* **What needs to be done**: From the records below, print only the part that opens with the line containing "Recreate this image as a Python" and closes with the line containing "from matplotlib.ticker import MultipleLocator"; omit the pictures.

Charts and diagrams as code:
-- -- --

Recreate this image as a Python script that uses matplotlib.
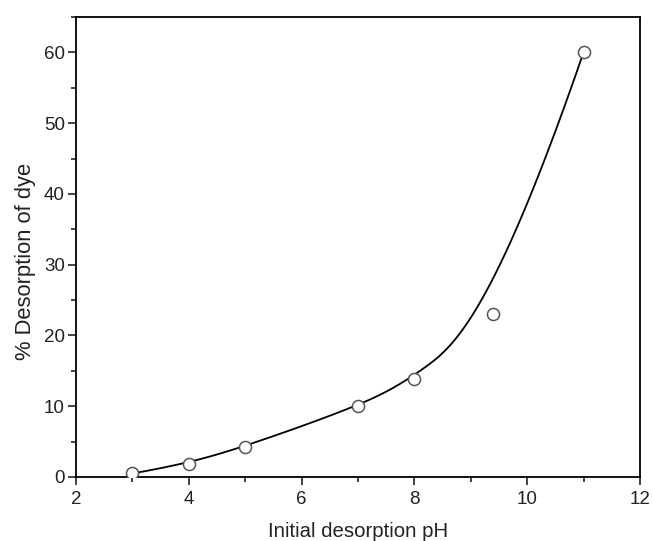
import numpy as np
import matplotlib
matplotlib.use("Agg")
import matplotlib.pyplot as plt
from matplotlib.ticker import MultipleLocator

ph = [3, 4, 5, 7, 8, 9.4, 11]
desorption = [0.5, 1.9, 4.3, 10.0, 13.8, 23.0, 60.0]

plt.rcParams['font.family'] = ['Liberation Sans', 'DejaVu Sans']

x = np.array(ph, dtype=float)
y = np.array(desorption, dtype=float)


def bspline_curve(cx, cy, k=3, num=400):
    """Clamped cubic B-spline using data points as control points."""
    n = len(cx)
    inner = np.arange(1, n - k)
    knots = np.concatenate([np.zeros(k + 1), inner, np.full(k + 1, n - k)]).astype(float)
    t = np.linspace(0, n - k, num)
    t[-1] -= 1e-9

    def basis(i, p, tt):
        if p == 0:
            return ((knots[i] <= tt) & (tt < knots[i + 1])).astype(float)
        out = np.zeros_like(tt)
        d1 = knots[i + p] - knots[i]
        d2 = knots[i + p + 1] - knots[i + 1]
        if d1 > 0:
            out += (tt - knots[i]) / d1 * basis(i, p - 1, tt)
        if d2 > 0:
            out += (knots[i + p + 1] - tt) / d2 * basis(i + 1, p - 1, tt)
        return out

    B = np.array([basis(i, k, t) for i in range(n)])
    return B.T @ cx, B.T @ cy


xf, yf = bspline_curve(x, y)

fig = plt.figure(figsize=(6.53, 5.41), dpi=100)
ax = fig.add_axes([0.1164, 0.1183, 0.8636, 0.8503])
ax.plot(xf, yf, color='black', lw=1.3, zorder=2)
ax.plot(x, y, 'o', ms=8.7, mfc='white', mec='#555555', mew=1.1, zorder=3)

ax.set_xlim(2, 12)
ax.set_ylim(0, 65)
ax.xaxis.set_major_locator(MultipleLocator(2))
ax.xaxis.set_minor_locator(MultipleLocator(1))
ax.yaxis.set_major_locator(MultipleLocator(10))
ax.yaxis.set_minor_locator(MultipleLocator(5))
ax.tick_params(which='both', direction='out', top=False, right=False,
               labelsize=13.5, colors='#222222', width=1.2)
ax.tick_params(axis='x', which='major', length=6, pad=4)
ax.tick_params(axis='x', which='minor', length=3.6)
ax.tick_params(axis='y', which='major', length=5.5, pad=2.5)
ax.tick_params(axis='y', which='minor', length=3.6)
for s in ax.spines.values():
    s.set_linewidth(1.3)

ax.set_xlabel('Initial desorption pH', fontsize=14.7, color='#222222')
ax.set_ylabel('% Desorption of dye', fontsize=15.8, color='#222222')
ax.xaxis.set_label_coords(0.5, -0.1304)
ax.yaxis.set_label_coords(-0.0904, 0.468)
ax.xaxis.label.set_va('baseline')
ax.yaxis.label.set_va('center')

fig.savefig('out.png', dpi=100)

-- -- --

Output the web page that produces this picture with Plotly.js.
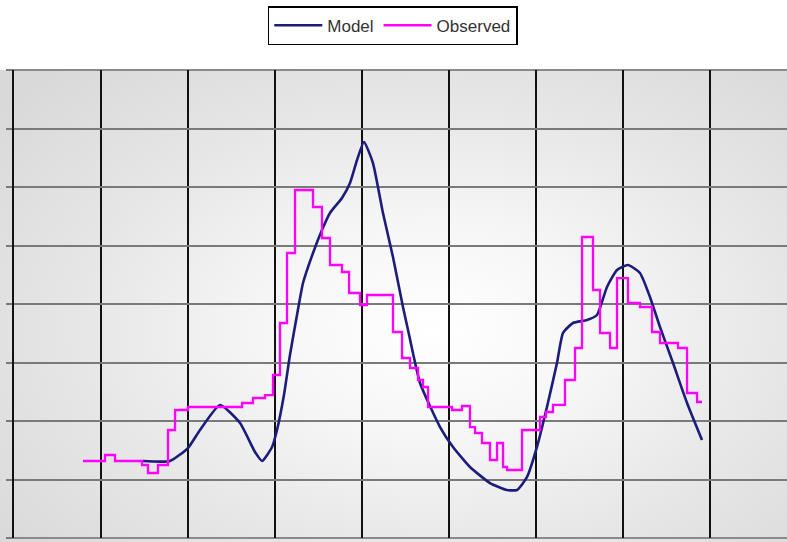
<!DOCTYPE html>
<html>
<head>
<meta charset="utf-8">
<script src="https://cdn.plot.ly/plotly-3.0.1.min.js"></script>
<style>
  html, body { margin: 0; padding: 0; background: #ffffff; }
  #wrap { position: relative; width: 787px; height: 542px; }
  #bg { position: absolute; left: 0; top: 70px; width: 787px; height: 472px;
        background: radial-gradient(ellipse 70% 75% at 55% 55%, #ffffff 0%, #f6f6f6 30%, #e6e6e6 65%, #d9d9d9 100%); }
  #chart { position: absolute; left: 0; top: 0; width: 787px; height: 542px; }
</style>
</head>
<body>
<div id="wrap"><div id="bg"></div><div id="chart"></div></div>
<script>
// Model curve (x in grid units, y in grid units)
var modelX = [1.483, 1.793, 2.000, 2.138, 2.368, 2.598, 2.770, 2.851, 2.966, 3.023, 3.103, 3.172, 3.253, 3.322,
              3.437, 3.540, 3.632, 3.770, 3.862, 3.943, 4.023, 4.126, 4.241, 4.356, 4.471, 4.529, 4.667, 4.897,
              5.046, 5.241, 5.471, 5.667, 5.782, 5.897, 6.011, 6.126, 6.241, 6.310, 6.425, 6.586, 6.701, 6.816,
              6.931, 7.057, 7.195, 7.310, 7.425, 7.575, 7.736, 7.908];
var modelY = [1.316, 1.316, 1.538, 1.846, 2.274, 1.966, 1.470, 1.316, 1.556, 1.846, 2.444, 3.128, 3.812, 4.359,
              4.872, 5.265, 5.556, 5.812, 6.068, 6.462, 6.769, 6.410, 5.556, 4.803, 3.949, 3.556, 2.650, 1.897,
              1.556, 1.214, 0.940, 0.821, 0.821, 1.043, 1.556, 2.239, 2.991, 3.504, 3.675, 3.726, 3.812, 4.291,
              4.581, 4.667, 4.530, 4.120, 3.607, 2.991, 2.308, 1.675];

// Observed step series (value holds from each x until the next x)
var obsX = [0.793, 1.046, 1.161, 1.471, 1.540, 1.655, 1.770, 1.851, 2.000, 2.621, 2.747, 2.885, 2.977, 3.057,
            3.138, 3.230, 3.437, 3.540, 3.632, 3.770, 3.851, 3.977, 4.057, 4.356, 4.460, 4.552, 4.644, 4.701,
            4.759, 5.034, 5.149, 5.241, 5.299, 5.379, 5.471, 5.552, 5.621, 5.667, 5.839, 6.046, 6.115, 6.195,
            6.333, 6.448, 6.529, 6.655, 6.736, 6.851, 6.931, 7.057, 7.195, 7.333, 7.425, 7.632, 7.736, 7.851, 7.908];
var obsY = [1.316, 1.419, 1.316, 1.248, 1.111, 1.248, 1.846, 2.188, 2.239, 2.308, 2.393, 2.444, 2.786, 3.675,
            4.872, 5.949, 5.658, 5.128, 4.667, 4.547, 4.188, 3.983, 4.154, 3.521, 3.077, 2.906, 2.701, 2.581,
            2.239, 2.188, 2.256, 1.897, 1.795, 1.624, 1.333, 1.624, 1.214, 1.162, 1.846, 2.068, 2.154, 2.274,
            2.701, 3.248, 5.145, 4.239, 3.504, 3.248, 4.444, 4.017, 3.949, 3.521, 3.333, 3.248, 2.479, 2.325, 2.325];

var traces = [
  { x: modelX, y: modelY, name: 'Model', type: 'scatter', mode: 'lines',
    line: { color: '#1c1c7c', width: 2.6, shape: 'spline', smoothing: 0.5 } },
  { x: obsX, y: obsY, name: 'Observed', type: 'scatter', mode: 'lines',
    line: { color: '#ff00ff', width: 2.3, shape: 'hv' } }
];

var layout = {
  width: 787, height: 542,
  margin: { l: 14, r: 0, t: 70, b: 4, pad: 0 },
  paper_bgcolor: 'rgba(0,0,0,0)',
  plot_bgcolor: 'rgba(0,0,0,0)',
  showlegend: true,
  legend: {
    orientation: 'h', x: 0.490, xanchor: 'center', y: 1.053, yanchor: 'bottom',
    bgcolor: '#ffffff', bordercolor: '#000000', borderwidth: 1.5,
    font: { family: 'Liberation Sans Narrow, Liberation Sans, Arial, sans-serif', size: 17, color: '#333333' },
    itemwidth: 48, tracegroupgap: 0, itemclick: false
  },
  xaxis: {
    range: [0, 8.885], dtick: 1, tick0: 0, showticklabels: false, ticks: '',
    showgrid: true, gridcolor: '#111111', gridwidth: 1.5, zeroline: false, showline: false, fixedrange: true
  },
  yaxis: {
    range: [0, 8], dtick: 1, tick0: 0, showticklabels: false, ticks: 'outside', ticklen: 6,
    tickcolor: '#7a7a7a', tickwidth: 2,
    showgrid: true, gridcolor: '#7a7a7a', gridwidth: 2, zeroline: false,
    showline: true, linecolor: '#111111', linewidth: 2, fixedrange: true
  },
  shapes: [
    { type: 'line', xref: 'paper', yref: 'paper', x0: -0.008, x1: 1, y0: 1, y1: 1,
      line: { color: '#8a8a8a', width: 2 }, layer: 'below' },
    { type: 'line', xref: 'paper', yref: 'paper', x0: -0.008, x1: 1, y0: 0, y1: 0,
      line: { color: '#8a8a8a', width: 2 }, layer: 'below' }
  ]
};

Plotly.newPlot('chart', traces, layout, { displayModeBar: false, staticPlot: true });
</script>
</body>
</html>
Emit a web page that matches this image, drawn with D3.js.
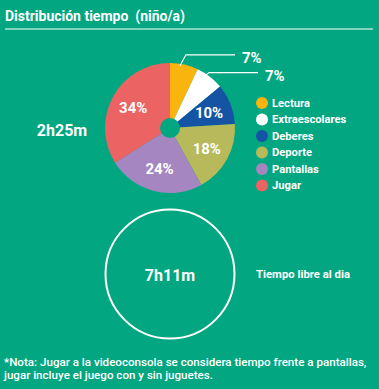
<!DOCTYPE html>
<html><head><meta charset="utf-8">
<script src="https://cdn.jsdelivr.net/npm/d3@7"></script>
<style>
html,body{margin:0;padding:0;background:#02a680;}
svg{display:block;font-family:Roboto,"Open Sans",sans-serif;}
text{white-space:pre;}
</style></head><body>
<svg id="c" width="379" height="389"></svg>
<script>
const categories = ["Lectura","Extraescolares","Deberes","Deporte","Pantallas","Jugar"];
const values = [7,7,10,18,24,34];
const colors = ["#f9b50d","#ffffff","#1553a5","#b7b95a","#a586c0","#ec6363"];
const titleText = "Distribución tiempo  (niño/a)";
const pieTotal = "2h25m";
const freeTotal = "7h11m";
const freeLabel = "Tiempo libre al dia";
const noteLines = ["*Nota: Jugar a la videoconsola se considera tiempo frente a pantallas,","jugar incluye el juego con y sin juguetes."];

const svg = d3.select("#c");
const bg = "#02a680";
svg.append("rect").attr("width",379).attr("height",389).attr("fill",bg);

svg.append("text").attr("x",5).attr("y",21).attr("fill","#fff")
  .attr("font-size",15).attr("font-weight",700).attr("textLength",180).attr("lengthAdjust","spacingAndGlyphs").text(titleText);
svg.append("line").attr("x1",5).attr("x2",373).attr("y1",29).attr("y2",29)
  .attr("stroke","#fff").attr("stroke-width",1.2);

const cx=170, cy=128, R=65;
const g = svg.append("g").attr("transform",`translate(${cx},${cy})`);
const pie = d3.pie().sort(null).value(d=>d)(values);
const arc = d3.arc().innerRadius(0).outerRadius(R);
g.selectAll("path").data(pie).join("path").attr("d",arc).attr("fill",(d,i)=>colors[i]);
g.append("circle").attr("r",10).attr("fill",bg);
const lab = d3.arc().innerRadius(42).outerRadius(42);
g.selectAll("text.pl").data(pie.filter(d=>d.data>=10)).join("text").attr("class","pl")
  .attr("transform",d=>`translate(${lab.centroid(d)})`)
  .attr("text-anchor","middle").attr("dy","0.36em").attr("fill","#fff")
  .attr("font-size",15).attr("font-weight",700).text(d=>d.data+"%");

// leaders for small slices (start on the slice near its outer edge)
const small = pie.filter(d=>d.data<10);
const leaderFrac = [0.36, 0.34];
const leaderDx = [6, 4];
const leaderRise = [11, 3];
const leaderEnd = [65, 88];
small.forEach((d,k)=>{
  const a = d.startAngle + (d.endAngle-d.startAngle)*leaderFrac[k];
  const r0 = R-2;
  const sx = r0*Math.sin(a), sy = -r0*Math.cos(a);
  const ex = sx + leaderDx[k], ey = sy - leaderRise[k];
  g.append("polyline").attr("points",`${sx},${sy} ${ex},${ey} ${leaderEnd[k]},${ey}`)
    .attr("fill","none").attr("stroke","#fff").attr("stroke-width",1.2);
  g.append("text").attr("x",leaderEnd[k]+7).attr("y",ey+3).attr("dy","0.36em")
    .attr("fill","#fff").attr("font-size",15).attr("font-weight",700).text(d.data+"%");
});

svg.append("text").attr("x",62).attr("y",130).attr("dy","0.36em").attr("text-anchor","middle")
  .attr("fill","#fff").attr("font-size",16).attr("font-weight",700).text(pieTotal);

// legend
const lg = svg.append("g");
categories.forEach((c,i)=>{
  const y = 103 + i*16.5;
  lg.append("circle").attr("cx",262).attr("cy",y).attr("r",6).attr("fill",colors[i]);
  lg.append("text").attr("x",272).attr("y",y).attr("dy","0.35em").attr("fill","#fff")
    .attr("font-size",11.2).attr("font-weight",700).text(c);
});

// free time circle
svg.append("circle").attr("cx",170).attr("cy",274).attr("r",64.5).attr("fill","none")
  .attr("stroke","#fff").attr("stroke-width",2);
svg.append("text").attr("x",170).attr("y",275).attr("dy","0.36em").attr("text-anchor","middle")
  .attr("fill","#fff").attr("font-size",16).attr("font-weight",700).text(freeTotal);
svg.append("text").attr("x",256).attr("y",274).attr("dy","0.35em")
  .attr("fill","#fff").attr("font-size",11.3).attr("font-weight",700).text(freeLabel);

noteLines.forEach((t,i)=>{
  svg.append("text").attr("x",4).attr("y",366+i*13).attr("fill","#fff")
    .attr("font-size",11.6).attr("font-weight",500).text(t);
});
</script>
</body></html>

-- -- --

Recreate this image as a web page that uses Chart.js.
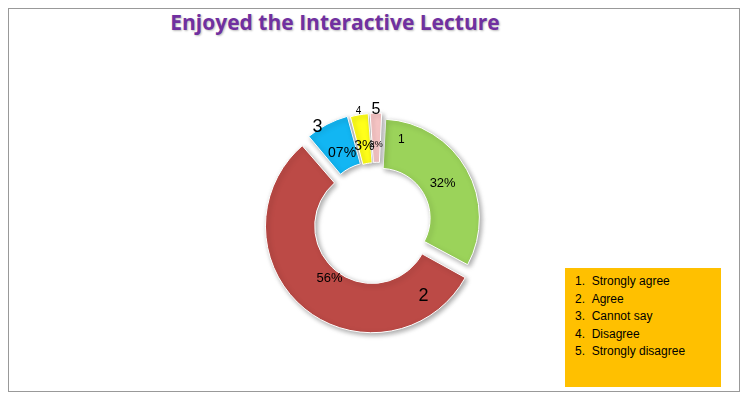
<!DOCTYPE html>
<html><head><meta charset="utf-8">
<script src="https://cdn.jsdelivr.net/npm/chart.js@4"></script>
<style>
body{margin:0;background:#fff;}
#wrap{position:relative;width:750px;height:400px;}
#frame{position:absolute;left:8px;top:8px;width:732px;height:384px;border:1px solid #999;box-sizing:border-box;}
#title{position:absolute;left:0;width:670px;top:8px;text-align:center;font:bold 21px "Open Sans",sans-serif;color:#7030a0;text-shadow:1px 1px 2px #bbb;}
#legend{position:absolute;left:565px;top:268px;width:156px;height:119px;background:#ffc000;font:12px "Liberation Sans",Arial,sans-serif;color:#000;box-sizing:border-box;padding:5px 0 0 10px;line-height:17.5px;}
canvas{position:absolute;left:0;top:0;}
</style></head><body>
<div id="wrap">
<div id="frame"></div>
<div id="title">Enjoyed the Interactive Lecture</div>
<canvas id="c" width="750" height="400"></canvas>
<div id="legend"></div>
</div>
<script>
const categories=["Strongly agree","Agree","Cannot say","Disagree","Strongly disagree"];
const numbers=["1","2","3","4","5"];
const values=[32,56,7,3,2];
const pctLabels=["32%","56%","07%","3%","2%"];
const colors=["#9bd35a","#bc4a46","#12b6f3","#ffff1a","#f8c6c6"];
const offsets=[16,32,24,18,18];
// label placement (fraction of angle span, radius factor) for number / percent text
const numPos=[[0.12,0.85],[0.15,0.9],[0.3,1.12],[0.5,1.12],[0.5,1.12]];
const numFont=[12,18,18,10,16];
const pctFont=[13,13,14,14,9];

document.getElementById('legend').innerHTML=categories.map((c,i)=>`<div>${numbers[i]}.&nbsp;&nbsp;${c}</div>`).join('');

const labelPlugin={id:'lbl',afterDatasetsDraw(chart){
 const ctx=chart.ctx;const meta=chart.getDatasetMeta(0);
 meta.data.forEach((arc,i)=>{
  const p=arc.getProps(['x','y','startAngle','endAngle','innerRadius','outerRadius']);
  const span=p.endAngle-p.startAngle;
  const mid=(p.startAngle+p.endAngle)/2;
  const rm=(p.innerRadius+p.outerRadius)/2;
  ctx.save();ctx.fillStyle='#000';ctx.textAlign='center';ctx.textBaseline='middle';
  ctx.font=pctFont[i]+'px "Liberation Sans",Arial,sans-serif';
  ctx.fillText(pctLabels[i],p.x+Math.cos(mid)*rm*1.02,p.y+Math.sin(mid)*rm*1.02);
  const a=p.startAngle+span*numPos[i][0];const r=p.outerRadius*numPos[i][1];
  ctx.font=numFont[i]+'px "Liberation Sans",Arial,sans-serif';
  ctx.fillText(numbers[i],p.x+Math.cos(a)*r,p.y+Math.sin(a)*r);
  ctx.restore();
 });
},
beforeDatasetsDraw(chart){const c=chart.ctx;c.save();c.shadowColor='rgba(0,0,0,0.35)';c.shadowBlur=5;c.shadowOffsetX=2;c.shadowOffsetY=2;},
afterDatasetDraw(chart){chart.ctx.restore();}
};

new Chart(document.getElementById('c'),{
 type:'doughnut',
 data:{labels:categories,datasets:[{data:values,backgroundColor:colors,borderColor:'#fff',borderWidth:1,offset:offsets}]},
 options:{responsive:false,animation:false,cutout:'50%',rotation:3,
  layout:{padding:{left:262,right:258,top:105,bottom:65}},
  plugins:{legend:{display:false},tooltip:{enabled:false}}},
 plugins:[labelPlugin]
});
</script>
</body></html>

-- -- --

* **Written solution**:
Recreate this image as a Python script that uses matplotlib.
import numpy as np
import matplotlib
matplotlib.use("Agg")
import matplotlib.pyplot as plt
from matplotlib.ticker import MultipleLocator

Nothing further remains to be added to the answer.